For now, Intel will continue to use Celeron and Pentium brands for desktop and embedded applications. When asked how this branding change would affect desktops, Intel told us, “Desktop has no new products in this segment slated for Q1 ’23.”
Intel’s notebook product stack today includes a variety of Core-branded processors for high-performance, mid-range, and entry-level laptops, as well as Pentium and Celeron-badged CPUs for inexpensive essential systems. Starting from 2023 with notebooks, Intel will unite its Pentium and Celeron product families under the Intel Processor umbrella and will continue to address respective market segments. The new brand leaves unchanged Intel’s existing processors (they will sell under their own names) and the company’s product roadmap.
“The new Intel Processor branding will simplify our offerings so users can focus on choosing the right processor for their needs,” said Josh Newman, Intel vice president and interim general manager of Mobile Client Platforms.
While the merge may clear up some confusion between various Pentium and Celeron-branded laptop offerings, it might also create some new puzzlements.

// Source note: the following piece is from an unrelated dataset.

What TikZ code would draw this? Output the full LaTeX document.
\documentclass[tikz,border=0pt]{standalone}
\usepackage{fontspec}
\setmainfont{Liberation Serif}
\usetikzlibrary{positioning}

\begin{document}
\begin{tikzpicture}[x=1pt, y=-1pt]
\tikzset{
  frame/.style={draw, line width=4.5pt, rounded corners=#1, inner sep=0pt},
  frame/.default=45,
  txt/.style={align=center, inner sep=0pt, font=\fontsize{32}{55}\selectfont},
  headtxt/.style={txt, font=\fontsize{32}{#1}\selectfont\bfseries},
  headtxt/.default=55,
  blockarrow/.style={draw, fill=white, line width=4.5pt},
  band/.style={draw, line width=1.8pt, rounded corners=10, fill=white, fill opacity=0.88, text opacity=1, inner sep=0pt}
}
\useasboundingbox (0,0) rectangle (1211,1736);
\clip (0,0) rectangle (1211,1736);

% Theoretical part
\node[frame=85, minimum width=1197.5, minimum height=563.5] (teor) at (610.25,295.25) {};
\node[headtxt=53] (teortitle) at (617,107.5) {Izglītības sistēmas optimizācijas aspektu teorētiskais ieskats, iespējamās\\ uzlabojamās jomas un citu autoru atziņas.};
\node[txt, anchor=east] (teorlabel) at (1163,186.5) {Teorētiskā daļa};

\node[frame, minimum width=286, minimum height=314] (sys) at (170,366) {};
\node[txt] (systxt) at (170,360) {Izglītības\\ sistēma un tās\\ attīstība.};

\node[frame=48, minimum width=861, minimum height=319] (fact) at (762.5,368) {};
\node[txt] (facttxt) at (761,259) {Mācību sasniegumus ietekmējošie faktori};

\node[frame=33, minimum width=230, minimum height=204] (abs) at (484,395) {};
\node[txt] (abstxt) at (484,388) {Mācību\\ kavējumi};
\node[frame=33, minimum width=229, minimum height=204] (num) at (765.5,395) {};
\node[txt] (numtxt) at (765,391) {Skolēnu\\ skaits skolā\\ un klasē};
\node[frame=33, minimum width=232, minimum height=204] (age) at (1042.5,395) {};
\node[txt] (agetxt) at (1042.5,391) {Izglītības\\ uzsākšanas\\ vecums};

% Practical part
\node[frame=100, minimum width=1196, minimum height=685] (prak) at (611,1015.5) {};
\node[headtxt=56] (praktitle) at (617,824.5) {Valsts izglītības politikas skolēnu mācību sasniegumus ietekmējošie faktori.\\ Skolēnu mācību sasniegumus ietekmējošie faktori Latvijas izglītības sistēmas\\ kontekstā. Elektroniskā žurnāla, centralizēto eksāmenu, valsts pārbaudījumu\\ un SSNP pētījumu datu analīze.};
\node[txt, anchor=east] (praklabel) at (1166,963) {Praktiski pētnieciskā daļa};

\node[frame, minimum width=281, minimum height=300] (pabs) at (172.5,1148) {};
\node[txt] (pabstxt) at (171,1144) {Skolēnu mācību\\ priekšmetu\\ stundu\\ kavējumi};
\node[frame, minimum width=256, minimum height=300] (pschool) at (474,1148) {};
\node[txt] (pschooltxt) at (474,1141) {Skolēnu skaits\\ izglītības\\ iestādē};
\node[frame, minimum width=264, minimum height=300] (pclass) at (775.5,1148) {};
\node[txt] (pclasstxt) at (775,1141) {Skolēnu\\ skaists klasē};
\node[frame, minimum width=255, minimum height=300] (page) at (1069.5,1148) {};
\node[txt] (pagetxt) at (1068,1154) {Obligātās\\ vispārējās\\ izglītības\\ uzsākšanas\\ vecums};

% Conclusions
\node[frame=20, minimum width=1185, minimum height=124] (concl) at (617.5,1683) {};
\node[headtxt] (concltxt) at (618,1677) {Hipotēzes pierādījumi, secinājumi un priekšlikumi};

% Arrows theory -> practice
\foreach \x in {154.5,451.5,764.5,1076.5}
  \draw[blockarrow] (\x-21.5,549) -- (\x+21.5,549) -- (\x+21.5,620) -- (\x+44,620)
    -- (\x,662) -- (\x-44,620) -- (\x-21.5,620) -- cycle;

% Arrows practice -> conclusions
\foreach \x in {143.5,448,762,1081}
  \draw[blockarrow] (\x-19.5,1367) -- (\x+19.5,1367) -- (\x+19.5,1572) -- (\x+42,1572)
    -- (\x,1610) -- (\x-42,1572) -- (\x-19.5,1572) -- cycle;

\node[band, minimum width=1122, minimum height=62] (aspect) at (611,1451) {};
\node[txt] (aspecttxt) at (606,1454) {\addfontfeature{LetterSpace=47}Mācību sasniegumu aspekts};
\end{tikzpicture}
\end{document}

Intel’s mobile Pentium Gold products are based on the company’s designs featuring high-performance or high-performance and energy-efficient cores, therefore offering an experience comparable to that of fully-fledged Core processors. For example, the company currently offers Pentium Gold-badged Alder Lake CPUs with one high-performance Golden Cove and four energy-efficient Gracemont cores (8505).

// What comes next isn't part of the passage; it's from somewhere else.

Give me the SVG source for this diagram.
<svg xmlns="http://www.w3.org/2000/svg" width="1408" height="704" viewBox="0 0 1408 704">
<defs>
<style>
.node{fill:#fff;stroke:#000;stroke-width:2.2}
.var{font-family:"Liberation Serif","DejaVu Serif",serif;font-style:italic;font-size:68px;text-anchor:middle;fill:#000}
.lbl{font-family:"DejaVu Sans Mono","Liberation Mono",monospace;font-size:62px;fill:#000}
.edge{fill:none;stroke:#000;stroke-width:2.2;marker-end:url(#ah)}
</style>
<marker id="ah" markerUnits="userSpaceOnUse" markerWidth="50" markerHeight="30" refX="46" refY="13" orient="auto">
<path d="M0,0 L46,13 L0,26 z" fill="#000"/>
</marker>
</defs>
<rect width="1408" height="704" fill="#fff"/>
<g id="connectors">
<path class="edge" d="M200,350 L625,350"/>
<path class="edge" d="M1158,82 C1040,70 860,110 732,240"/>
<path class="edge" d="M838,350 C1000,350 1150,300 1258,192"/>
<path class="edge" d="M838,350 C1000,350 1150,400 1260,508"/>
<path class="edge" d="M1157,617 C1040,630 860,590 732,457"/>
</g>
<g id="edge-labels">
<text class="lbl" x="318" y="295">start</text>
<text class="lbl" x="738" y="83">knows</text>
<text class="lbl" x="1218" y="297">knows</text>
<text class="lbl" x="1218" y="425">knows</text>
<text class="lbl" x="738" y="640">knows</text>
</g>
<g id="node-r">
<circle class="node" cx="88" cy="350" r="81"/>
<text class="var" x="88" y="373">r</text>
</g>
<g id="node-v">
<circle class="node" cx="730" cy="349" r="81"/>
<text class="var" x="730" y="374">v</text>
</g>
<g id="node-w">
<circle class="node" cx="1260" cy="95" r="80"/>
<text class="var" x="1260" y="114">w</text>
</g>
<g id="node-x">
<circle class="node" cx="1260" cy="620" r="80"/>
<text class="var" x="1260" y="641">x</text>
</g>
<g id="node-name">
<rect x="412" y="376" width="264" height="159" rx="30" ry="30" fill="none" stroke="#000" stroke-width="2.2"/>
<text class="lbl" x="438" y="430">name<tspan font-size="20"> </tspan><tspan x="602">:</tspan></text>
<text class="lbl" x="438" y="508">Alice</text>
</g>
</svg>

Intel’s mobile Celeron processors are also based on the company’s designs with performance (6305) or performance and efficient cores (7305). However, since they sit below mobile Pentiums, they have lower clocks, have smaller caches, or lack certain features. Yet, these are still quite capable chips for basic workloads.
Merging mobile Pentium Gold and Celeron product families into one Intel Processor lineup makes sense on the condition that model numbers accurately represent their performance and capabilities.
There are other Celeron and Pentium-branded processors for laptops too. Intel’s mobile Celeron N and Pentium Silver processors are based on energy-efficient Atom-class cores and barely offer performance that is even slightly close to that of mobile Pentium Gold and ‘vanilla’ Celeron CPUs with high-performance cores. Intel did not update these product families this year as its Alder Lake-N design featuring only energy-efficient Gracemont cores is not yet here. But Intel is certainly prepping these system-on-chips for launch, and they might address market segments of Celeron N and Pentium Silver.
We do not know whether or not Intel plans to add Alder Lake-N into the Intel Processor lineup for mobile PCs. But if it does, pouring in designs based solely on energy-efficient Atom-class cores into the lineup with quite different chips will create a lot of confusion.